The so-called autonomy is not an institutional sovereignty. As the graduation is a socially important task, it must keep ethical and political commitments to society. Bearer of the future, graduation cannot be linked to traditional values, but to the movement of changes in society and to be capable of sophisticated listening to changing values. In this sense, autonomy must often seek to meet collective interests and the construction of novelty in knowledge and practices (Ceccim, 2004).

5.Conclusion

Active methodologies have been gaining space and proving to be adequate to the current social context. It is essential to state that the orthodox models, which are based on technical rationality, demonstrate insufficiency when it comes to covering all the issues that involve the teaching-learning process.
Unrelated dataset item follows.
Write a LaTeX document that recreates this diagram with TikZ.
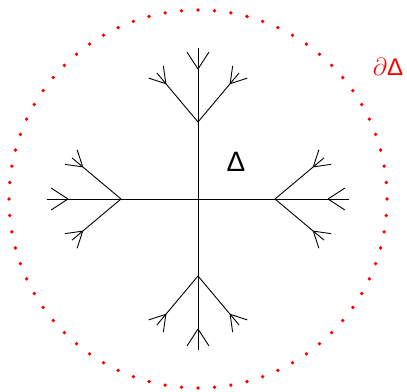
\documentclass[tikz,border=0pt]{standalone}
\usepackage{fontspec}
\setmainfont{Liberation Sans}
\begin{document}
\begin{tikzpicture}[x=1pt,y=1pt,
  stem/.style={line width=0.9pt,black},
  bdot/.style={fill=red},
  lbl/.style={inner sep=0pt,font=\fontsize{24}{28}\selectfont}]
\useasboundingbox (0,0) rectangle (407,391);
\coordinate (c) at (198,192);
% boundary dots
\foreach \a in {0,5,...,355}{
  \fill[bdot] ([shift={(\a:189)}]c) circle (1.9);
}
% four arms
\foreach \r in {0,90,180,270}{
  \begin{scope}[shift={(c)},rotate=\r]
    \draw[stem] (0,0) -- (151,0);
    \coordinate (f) at (130,0);
    \draw[stem] (f) -- ++(33:20) (f) -- ++(-33:20);
    \foreach \s in {1,-1}{
      \coordinate (b) at (77,0);
      \draw[stem] (b) -- ++(\s*40:50) coordinate (g) -- ++(\s*40:14);
      \draw[stem] (g) -- ++(\s*40+32:18) (g) -- ++(\s*40-32:18);
    }
  \end{scope}
}
\node[lbl,font=\fontsize{28}{32}\selectfont] (delta) at (236,229) {Δ};
\node[lbl,text=red] (bdelta) at (388,324) {$\partial$Δ};
\end{tikzpicture}
\end{document}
Considering the active methodologies for meaningful learning, one can observe empowerment, autonomy and co-responsibility on the part of the apprentice subject, not only the teacher/tutor who, until then, in traditional methodologies, is always seen as the holder of knowledge.
In the context of the Professional Master’s Degree, which was the locus of discussion of the theme for this work, there is a priority for reflection focused on the practice in Collective Health, in the training of teachers for Higher Education, in the training of health professionals and in the way gives the relationship of these with users/community. The idea of a health professional as a holder of power and a user as a receiver loses meaning when the subject user of the system starts to be seen as someone who is responsible and has autonomy over his own care.
These reflections are only possible in view of applicability of active methodologies — as it is essential that the apprentice be able to apply in practice what is learned in concepts — thinking that the disciplines in the Health area today need to present a training consistent with the reality of SUS.